PICO-8 Snake

In the fall of 2023, I had a task I needed to pass, a sort of final trial before I could officially begin my doctoral student of mathematics. In Auburn, what you need to do to pursue doctoral research is to first take classes for two years and pass a series of preliminary exams before you can get a committee and advisor and all that. It's two now, but it was three when I began, and by the beginning of the fall semester of 2023, only one remained. Real Analysis.

I took Real Analysis all the previous year. For those who don't know, Real Analysis is basically the foundations of Calculus - to study Real Analysis to learn both about all the fundamental building blocks of Calculus, and then extensions of Calculus beyond the real line and real numbers, into other strange spaces and fields. This isn't a great lay explanation, but it'll do for now. Point is, real analysis deals almost entirely with infinitesimal quantities, decimals, fractions, limits, continuums, spectrums. Basically the opposite of what I've wanted my research to be - graph theory, combinatorics, discrete mathematics, topics where objects are distinct and integer, quantized, no fuzzy reasoning about infinitesimal quantities. At least in general. I respect real analysis, and my professor, Dr. Sukhatiev, was quite good. But the fact remains that at the end of the year, I felt like I understood quite little, and was very nervous about that fact.

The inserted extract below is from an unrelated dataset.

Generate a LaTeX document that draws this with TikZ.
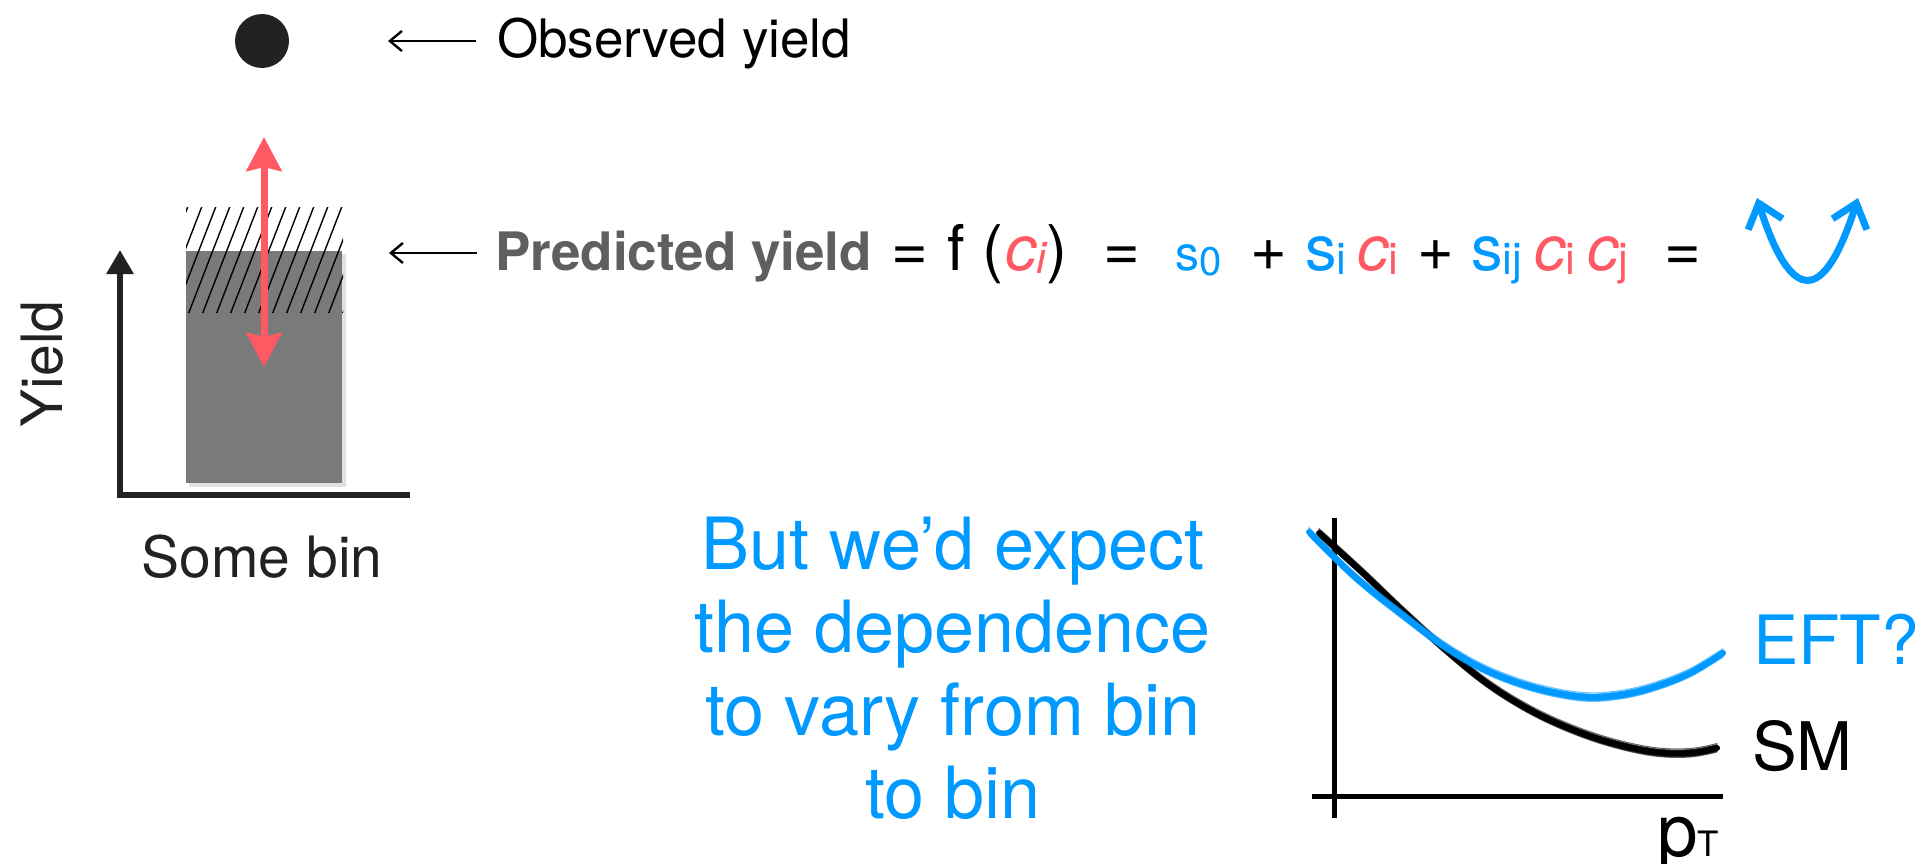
\documentclass[tikz,border=0pt]{standalone}
\usepackage{fontspec}
\setmainfont{TeX Gyre Heros}
\usetikzlibrary{arrows.meta}
\definecolor{myred}{HTML}{FF5A64}
\definecolor{myblue}{HTML}{0099FF}
\definecolor{bargray}{HTML}{7A7A7A}
\definecolor{txtgray}{HTML}{5F5F5F}
\definecolor{ink}{HTML}{222222}
\newcommand{\fs}[1]{\fontsize{#1}{#1}\selectfont}
\newcommand{\lowsub}[1]{\raisebox{-4pt}{\fs{44}#1}}
\begin{document}
\begin{tikzpicture}[x=1pt,y=-1pt,
  lbl/.style={inner sep=0pt, outer sep=0pt, anchor=base west},
  eqtxt/.style={lbl, font=\fs{63}},
  pointer/.style={line width=2.4pt, -{Straight Barb[length=12pt,width=20pt]}},
  axisL/.style={ink, line width=6pt, line join=miter},
  axisR/.style={black, line width=5pt},
  cvar/.style={lbl, text=myred, font=\fs{63}\itshape},
  svar/.style={lbl, text=myblue, font=\fs{63}}]
\useasboundingbox (0,0) rectangle (1932,864);

% ---------- left: observed / predicted ----------
\node[circle, fill=ink, minimum size=54pt, inner sep=0pt] (dot) at (262,41) {};
\node[lbl, font=\fs{53}] (obs) at (497,58) {Observed yield};
\coordinate (obsTail) at (476,41);
\coordinate (obsTip) at (388,41);
\draw[pointer] (obsTail) -- (obsTip);

\fill[black, opacity=0.12] (189,254) rectangle (346,487);
\node[fill=bargray, inner sep=0pt, minimum width=156pt, minimum height=232pt] (bar) at (264,367) {};
\begin{scope}
  \clip (186,207) rectangle (343,313);
  \foreach \x in {146.7,160.7,...,350} \draw[line width=1.4pt] (\x,313) -- (\x+41,207);
\end{scope}

\coordinate (redTop) at (264,137);
\coordinate (redBot) at (264,367);
\draw[myred, line width=7pt, {Stealth[length=34pt,width=35pt,inset=4pt]}-{Stealth[length=34pt,width=35pt,inset=4pt]}] (redBot) -- (redTop);

\coordinate (yTop) at (120,250);
\coordinate (orig) at (120,495);
\coordinate (xEnd) at (410,495);
\draw[axisL, {Triangle[length=24pt,width=26pt]}-] (yTop) -- (orig) -- (xEnd);
\node[lbl, anchor=base, rotate=90, text=ink, font=\fs{57}] (ylab) at (62,364) {Yield};
\node[lbl, anchor=base, text=ink, font=\fs{57}] (xlab) at (262,577) {Some bin};

\coordinate (predTail) at (477,253);
\coordinate (predTip) at (389,253);
\draw[pointer] (predTail) -- (predTip);

% ---------- equation ----------
\node[lbl, text=txtgray, font=\bfseries\fs{53}] (pred) at (495,270) {Predicted yield};
\node[eqtxt] (eq1) at (891,270) {=};
\node[eqtxt] (f) at (947,270) {f};
\node[eqtxt] (lp) at (982.5,270) {(};
\node[cvar] (c0) at (1005,270) {c\raisebox{-3pt}{\fs{44}i}};
\node[eqtxt] (rp) at (1046,270) {)};
\node[eqtxt] (eq2) at (1103,270) {=};
\node[lbl, text=myblue, font=\fs{48}] (s0) at (1175,270) {s\raisebox{-5pt}{\fs{40}0}};
\node[eqtxt] (p1) at (1250,270) {+};
\node[svar] (s1) at (1305,270) {s\lowsub{i}};
\node[cvar] (c1) at (1357,270) {c\lowsub{\upshape i}};
\node[eqtxt] (p2) at (1417,270) {+};
\node[svar] (s2) at (1471,270) {s\lowsub{ij}};
\node[cvar] (c2) at (1534,270) {c\lowsub{\upshape i}};
\node[cvar] (c3) at (1587,270) {c\lowsub{\upshape j}};
\node[eqtxt] (eq3) at (1664,270) {=};

\coordinate (uL) at (1757,198);
\coordinate (uR) at (1858,198);
\draw[myblue, line width=7pt, {Straight Barb[length=22pt,width=36pt]}-{Straight Barb[length=22pt,width=36pt]}] (uL) .. controls (1791,305) and (1824,305) .. (uR);

% ---------- blue text ----------
\node[inner sep=0pt, anchor=north, align=center, text=myblue, font=\fontsize{72}{83}\selectfont] (msg) at (953,516.5)
  {But we’d expect\\the dependence\\to vary from bin\\to bin};

% ---------- right plot ----------
\coordinate (rTop) at (1334,518);
\coordinate (rBot) at (1334,818);
\coordinate (rL) at (1312,796);
\coordinate (rR) at (1723,796);
\draw[axisR] (rTop) -- (rBot);
\draw[axisR] (rL) -- (rR);

\foreach \dy/\w/\op in {0/6/1, 3/1.6/0.8, -3/1.6/0.8, 4.5/1/0.6, -4/1/0.6}{
  \draw[black, line width=\w pt, opacity=\op, yshift=\dy pt, line cap=round]
    plot[smooth, tension=0.6] coordinates {(1319,533) (1362,572) (1405,613) (1447,651) (1488,684) (1530,710) (1571,729) (1612,743) (1654,752) (1690,753) (1717,748)};
}
\foreach \dy/\w/\op in {0/6/1, 3/1.6/0.8, -3/1.6/0.8, 4.5/1/0.6, -4/1/0.6}{
  \draw[myblue, line width=\w pt, opacity=\op, yshift=\dy pt, line cap=round]
    plot[smooth, tension=0.6] coordinates {(1309,532) (1355,577) (1405,617) (1447,648) (1488,671) (1535,688) (1583,697) (1620,695) (1654,687) (1690,673) (1723,653)};
}

\node[lbl, text=myblue, font=\fs{68}] (eft) at (1753,664) {EFT?};
\node[lbl, text=black, font=\fs{67}] (sm) at (1752,770) {SM};
\node[lbl, text=black, font=\fs{73}] (pt) at (1657,856) {p\fs{35}T};
\end{tikzpicture}
\end{document}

The real analysis preliminary exam was scheduled for after the summer, and I studied little over summer. The prelim was scheduled, unusually, for about a month and a half after school began. I remember shortly after returning to Auburn some videocalls with my friend Shannon, where I explained the terrible nervousness I was undergoing, and the next month and a half I spent most of my free time either fruitlessly reading through a textbook or poorly taken notes or agonizing about the inefficiency of my studying and the oncoming exam. It got to a point where a couple of friends were actually concerned about my wellbeing. I was also on a diet at the time and losing weight, so the combination of my high stress and increasing gauntness may have made an troubling image.

The month and a half passed, and all through out that time I sought distractions from the prelim, and one that fell in my lap was an old copy of PICO-8. PICO-8, for those unfamiliar, is a sort of fantasy game console, a home microcomputer that never was. When you program in PICO-8, you have to create your application within a 32 kilobyte footprint - you must fit everything you want to display into a 128x128 screen, with a 16 color palette and tileset of 256 8x8 sprites, music and sound effects made with four channels and basic synthesizers. It's like an 80's home computer that never was, and the point of programming in it at all is to see how impressive you can make something within those limitations, much like the demoscene of old. Below is a fine example:

When not panicking about the prelim, I spent a great deal of time in PICO-8, experimenting with different ways of using math to create 2D artwork and animations, such as the one below which was my personal favorite.

Eventually, a week before the exam, my nerves got to me, and I couldn't study anymore one night. After weeks of studying, I was immensely stressed and my nerves were fried. I had to do something else, so I sat down at my laptop in my darkened bedroom and booted PICO-8, and basically entered a fugue state. In 12 hours over a Friday evening and Saturday morning I programmed a copy of the classic game Snake, complete with scorekeeping and highscores, a tilemap background, proper sprites to match the snake's movement, and a short little synth loop, all programmed in Lua which I had barely used before.

It's important to me that you all understand that I was not well.

Point is, I did it - I made a pretty good copy of Snake for someone with such limited programming experience in general, such as myself. Luckily PICO-8 can be embedded into webpages very easily, so I could upload my game to itch.io - or here - and people could play it from their computers or phones with no problem. Here it is. Controls are the arrow keys and the x key, you can figure it out from there, I believe in you. I passed the prelim by the way. Test was very easy. Kinda makes you wonder if all this was worth it.